1

I have the following two Scrapy projects with the following configurations

The Project1's scrapy.cfg

[settings]
default = Project1.settings
[deploy]
url = http://localhost:6800/
project = Project1

[scrapyd]
eggs_dir    = eggs
logs_dir    = logs
logs_to_keep = 500
dbs_dir     = dbs
max_proc    = 5
max_proc_per_cpu = 10
http_port   = 6800
debug       = off
runner      = scrapyd.runner
application = scrapyd.app.application

and Project2's scrapy.cfg

[settings]
default = Project2.settings
[deploy]
url = http://localhost:6800/
project = Project2

[scrapyd]
eggs_dir    = eggs
logs_dir    = logs
logs_to_keep = 500
dbs_dir     = dbs
max_proc    = 5
max_proc_per_cpu = 10
http_port   = 6800
debug       = off
runner      = scrapyd.runner
application = scrapyd.app.application

but when I take look at http://localhost:6800/jobs I always see just 8 items are in running, it means default max_proc_per_cpu is not applied, I delete the projects with the following commands

curl http://localhost:6800/delproject.json -d project=Project1

curl http://localhost:6800/delproject.json -d project=Project2

and deploy them again to make sure new changes are deployed. but the running spiders number still is 8 .

my VPS CPU has two cores. I could get it with python -c 'import multiprocessing; print(multiprocessing.cpu_count())'.

how can I get the Scrapyd deployed configuration? how can I set Max process per cpu?

Yuseferi
  • 7,931
  • 11
  • 67
  • 103
  • As for me `max_proc` should be much bigger than `max_proc_per_cpu` . I think it has to be `max_proc = max_proc_per_cpu * number_of_cores`. In documentation for [max_proc](https://doc.scrapy.org/en/0.12/topics/scrapyd.html#max-proc) you can see: `"max_proc - The maximum number of concurrent Scrapy process that will be started.
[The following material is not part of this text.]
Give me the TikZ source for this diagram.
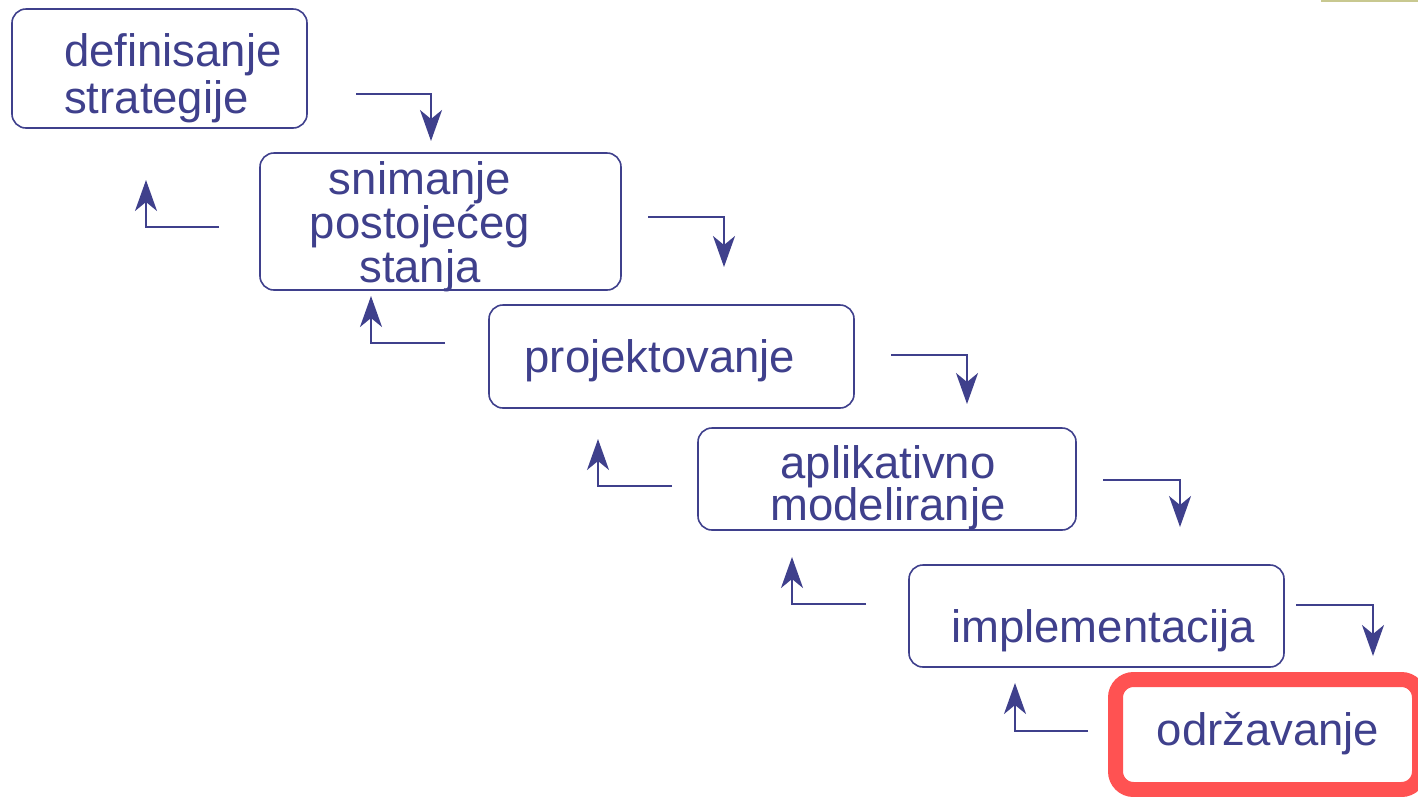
\documentclass[tikz,border=0pt]{standalone}
\usepackage{fontspec}
\setmainfont{Liberation Sans}
\usetikzlibrary{arrows.meta}
\definecolor{ink}{RGB}{63,64,140}
\definecolor{hot}{RGB}{255,82,82}
\definecolor{olive}{RGB}{200,200,144}
\newcommand{\cstackx}[2]{\vtop{\baselineskip=#1\lineskiplimit=-20pt\halign{\hfil##\hfil\cr#2\crcr}}}
\newcommand{\lstackx}[2]{\vtop{\baselineskip=#1\lineskiplimit=-20pt\halign{##\hfil\cr#2\crcr}}}
\tikzset{
  stagebox/.style={draw=ink, line width=1.6pt, rounded corners=14pt, rectangle, inner sep=0pt},
  hotbox/.style={draw=hot, line width=15pt, rounded corners=18pt, rectangle, inner sep=0pt},
  label text/.style={text=ink, inner sep=0pt, font=\fontsize{45.5}{47}\selectfont},
  flow/.style={draw=ink, line width=2pt, -{Stealth[length=31pt,width=22pt,inset=9pt]}}
}
\begin{document}
\begin{tikzpicture}[x=1pt,y=-1pt]
\useasboundingbox (0,0) rectangle (1418,796);
\draw[olive, line width=2pt] (1321,1) -- (1418,1);
% boxes
\node[stagebox, minimum width=295pt, minimum height=119pt] (b1) at (159.5,68.5) {};
\node[stagebox, minimum width=361pt, minimum height=137pt] (b2) at (440.5,221.5) {};
\node[stagebox, minimum width=365pt, minimum height=103pt] (b3) at (671.5,356.5) {};
\node[stagebox, minimum width=378pt, minimum height=102pt] (b4) at (887,479) {};
\node[stagebox, minimum width=375pt, minimum height=102pt] (b5) at (1096.5,616) {};
\node[hotbox, minimum width=304pt, minimum height=110pt] (b6) at (1267.5,734.5) {};
% texts
\node[label text, anchor=base west] (t1) at (64,66) {\lstackx{47pt}{definisanje\cr strategije}};
\node[label text, anchor=base] (t2) at (420,194) {\cstackx{44pt}{snimanje\cr postojećeg\cr stanja}};
\node[label text, anchor=base] (t3) at (660,372) {projektovanje};
\node[label text, anchor=base] (t4) at (888,478) {\cstackx{42pt}{aplikativno\cr modeliranje}};
\node[label text, anchor=base] (t5) at (1103,642) {implementacija};
\node[label text, anchor=base] (t6) at (1268,745) {održavanje};
% forward arrow points
\coordinate (f1s) at (356,94);  \coordinate (f1e) at (431,141);
\coordinate (f2s) at (648,217); \coordinate (f2e) at (724,267);
\coordinate (f3s) at (891,355); \coordinate (f3e) at (967,404);
\coordinate (f4s) at (1103,480);\coordinate (f4e) at (1180,527);
\coordinate (f5s) at (1296,605);\coordinate (f5e) at (1373,656);
% backward arrow points
\coordinate (r1s) at (219,227); \coordinate (r1e) at (146,180);
\coordinate (r2s) at (445,343); \coordinate (r2e) at (371,296);
\coordinate (r3s) at (672,486); \coordinate (r3e) at (598,439);
\coordinate (r4s) at (866,604); \coordinate (r4e) at (792,557);
\coordinate (r5s) at (1088,731);\coordinate (r5e) at (1015,683);
\foreach \i in {1,...,5}{
  \draw[flow] (f\i s) -| (f\i e);
  \draw[flow] (r\i s) -| (r\i e);
}
\end{tikzpicture}
\end{document}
If unset or 0 it will use the number of cpus available in the system mulitplied by the value in max_proc_per_cpu option."` – furas Dec 09 '17 at 21:41
  • @furas yes you right, but I've tested it when I set `max_proc = 0` but the result was like this, another note, max running is 8 now , not 10, if it was 10 you theory comes true. – Yuseferi Dec 10 '17 at 05:27
  • Have you restarted scrapyd after updated configurations? – oste-popp Jan 17 '18 at 19:44
  • @oste-popp, yes, rebuild scrapyd projects, rebuild new one with new `cfg` configuration and restart scrapyd. – Yuseferi Jan 17 '18 at 20:01
  • I may be wrong, but i dont think you can set the configuration in scrapy you have to directly change it in the scrapyd cfg, you can find the file here `http://scrapyd.readthedocs.io/en/stable/config.html` – oste-popp Jan 17 '18 at 20:11

1 Answers1

1

According to the documentation, in Unix-like systems, the configuration file is first looked upon in the /etc/scrapyd/scrapyd.conf location. I entered the configuration file here, but it did not work. Finally, it worked when I kept the scrapy.conf file as a hidden file in the directory from which the scrapy server started. For me, it happened to be the home directory.

You can read about the details here: https://scrapyd.readthedocs.io/en/stable/config.html

Tarif Ezaz
  • 11
  • 1
  • 2